TopBioMarkers Sample Results
We use a colon cancer microarray data set (Alon et al, Proc. Natl. Acad. Sci. USA, Vol. 96, pp. 6745-6750, 1999) as an example to illustrate the effectiveness of the consensus voting method for reliable feature selection. The dataset can be downloaded from http://microarray.princeton.edu/oncology/affydata/index.html.
Consensus Voting Table
In the table, the columns Rank, Voted and Index show the ranks, identities, and indices of the features selected by the consensus voting. The numbers in the subsequent columns are the ranks of the selected features evaluated by the corresponding individual feature selection methods. The section marked Voting Weights of All Chosen Feature Selection Methods shows the voting weights which sum to one for each chosen feature selection method.

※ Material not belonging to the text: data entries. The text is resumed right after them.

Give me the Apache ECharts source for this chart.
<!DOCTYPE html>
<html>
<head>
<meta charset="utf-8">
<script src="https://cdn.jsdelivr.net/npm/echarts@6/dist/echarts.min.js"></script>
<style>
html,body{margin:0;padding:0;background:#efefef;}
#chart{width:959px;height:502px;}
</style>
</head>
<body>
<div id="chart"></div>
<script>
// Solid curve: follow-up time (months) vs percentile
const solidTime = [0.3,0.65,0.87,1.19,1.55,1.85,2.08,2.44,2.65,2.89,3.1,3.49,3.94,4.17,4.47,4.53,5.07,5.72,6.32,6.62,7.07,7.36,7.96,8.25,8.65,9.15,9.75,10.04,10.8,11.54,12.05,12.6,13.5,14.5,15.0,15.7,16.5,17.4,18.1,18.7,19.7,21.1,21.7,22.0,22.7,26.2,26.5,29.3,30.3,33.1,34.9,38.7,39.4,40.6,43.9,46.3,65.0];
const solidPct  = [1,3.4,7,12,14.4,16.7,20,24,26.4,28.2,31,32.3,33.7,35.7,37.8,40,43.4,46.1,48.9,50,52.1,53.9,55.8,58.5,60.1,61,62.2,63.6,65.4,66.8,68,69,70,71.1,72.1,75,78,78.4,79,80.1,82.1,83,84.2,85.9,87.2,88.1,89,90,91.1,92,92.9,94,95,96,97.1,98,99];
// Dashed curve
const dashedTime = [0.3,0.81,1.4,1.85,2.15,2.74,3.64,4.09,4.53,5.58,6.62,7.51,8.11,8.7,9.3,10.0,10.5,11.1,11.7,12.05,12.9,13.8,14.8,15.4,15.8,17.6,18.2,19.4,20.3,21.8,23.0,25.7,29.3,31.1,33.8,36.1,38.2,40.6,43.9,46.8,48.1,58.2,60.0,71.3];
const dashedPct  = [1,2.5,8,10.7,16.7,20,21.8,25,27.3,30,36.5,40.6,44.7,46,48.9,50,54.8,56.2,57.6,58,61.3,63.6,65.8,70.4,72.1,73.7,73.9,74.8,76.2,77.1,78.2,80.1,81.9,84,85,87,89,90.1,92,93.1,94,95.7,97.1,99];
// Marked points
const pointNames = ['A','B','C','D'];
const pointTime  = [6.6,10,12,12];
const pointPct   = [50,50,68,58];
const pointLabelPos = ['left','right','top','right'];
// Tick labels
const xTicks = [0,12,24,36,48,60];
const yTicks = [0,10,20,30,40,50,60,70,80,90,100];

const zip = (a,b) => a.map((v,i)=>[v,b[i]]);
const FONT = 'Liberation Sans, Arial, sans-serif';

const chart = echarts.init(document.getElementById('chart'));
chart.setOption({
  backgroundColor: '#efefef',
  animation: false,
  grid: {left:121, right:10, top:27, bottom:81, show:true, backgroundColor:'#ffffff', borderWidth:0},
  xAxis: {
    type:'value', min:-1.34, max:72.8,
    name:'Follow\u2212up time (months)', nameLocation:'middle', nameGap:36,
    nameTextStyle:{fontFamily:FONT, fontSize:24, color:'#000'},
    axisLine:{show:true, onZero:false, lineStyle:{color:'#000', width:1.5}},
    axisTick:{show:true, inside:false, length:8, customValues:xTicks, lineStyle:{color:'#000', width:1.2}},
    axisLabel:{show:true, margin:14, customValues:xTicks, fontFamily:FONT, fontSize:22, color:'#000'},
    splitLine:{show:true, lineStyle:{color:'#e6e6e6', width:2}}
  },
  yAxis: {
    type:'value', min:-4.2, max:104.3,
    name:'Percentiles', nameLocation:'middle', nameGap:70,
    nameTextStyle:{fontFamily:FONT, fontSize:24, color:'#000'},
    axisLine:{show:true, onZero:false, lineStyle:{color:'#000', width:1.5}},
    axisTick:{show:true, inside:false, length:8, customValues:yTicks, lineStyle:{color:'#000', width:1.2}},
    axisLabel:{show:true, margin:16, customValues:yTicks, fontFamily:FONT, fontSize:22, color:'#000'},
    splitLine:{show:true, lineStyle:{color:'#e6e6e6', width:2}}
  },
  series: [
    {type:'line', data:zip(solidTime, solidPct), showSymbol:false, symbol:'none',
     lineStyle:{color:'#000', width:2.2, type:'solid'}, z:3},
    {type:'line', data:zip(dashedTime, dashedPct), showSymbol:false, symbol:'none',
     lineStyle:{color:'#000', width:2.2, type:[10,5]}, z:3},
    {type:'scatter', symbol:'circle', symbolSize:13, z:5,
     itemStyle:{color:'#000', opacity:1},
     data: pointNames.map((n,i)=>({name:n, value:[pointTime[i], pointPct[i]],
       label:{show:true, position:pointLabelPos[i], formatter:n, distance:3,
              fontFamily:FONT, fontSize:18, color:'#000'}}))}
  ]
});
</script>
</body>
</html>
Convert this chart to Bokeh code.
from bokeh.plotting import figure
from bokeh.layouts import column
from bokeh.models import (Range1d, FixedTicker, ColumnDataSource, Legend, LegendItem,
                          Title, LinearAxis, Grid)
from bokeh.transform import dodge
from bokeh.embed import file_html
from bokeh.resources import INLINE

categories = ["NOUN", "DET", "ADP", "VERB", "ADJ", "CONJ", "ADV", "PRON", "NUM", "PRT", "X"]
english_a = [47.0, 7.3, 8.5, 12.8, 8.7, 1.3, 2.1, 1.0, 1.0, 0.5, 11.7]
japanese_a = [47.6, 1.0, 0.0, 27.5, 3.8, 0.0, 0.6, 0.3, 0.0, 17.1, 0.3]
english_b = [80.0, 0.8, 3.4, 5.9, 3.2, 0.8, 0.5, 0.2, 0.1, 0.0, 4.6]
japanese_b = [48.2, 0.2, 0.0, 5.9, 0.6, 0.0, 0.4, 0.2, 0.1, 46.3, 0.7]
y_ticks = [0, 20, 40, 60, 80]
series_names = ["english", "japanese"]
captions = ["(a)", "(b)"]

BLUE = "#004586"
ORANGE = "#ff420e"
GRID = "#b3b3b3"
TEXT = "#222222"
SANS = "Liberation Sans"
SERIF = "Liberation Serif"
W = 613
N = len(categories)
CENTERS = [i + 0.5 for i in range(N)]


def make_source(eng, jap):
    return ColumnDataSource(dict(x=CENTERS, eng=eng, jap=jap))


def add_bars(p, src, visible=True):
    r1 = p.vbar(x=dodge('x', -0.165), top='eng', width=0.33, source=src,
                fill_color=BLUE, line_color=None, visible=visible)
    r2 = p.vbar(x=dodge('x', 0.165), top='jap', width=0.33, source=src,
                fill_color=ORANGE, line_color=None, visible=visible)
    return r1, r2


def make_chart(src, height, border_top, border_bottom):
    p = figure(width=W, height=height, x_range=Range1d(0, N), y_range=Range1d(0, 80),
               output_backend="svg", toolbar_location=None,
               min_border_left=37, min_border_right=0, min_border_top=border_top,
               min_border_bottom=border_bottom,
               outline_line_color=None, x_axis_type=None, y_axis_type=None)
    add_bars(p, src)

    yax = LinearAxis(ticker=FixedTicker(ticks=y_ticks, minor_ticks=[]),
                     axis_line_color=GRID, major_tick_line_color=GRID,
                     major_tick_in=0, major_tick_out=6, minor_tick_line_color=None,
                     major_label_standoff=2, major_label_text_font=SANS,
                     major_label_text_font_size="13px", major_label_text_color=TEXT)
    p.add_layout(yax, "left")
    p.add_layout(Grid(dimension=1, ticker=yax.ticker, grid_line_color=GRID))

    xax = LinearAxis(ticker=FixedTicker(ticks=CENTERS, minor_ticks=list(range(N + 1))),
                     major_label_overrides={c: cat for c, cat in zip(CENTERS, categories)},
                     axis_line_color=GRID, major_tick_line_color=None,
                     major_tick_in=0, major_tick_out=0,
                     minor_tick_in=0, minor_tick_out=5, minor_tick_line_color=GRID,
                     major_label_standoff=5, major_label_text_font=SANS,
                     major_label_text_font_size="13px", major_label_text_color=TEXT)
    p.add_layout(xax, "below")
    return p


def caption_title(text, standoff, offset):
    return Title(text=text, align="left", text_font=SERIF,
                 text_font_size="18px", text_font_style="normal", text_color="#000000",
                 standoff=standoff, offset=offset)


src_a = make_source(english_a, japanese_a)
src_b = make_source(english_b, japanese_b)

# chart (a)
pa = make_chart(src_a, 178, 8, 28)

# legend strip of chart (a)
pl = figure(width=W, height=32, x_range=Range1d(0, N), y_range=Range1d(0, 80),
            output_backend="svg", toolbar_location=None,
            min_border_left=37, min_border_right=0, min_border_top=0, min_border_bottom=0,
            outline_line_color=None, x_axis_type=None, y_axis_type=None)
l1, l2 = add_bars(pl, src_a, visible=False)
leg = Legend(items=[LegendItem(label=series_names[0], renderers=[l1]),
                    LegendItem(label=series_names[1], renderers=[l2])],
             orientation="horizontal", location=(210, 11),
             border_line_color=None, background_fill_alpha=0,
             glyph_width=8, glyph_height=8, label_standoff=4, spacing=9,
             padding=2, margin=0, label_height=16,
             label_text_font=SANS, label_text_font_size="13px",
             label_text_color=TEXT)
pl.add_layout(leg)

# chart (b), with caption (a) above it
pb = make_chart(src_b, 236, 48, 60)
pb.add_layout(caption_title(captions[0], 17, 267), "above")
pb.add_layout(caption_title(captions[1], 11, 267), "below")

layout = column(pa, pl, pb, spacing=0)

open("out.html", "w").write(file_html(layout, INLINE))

Performance Assessment in terms of Reproducibility and Prediction Accuracy
The columns in the table below show the selected feature’s rank, identity, index in the input expression data file, feature score, p value from t test, fold change, regulation direction, and fraction of appearances in a leave-one-out feature selection process. The two additional tables show the general information about the number of misclassified samples in each and all groups, and the detailed information about the misclassified samples.
Comparison with Individual Feature Selection Methods
T test and fold change have been frequently used in feature selection. There has been a continuing debate as to which of these two methods should be used.
The figure below consists of three Volcano plots: (a) using fold change, with p-value cut-off p=0.05, (b) using p-value, with fold change cut-off FC=2, and (c) using the consensus voting method without cutoff values to select features (genes). The red spots are the top 20 genes selected and the associated numbers are their corresponding ranks.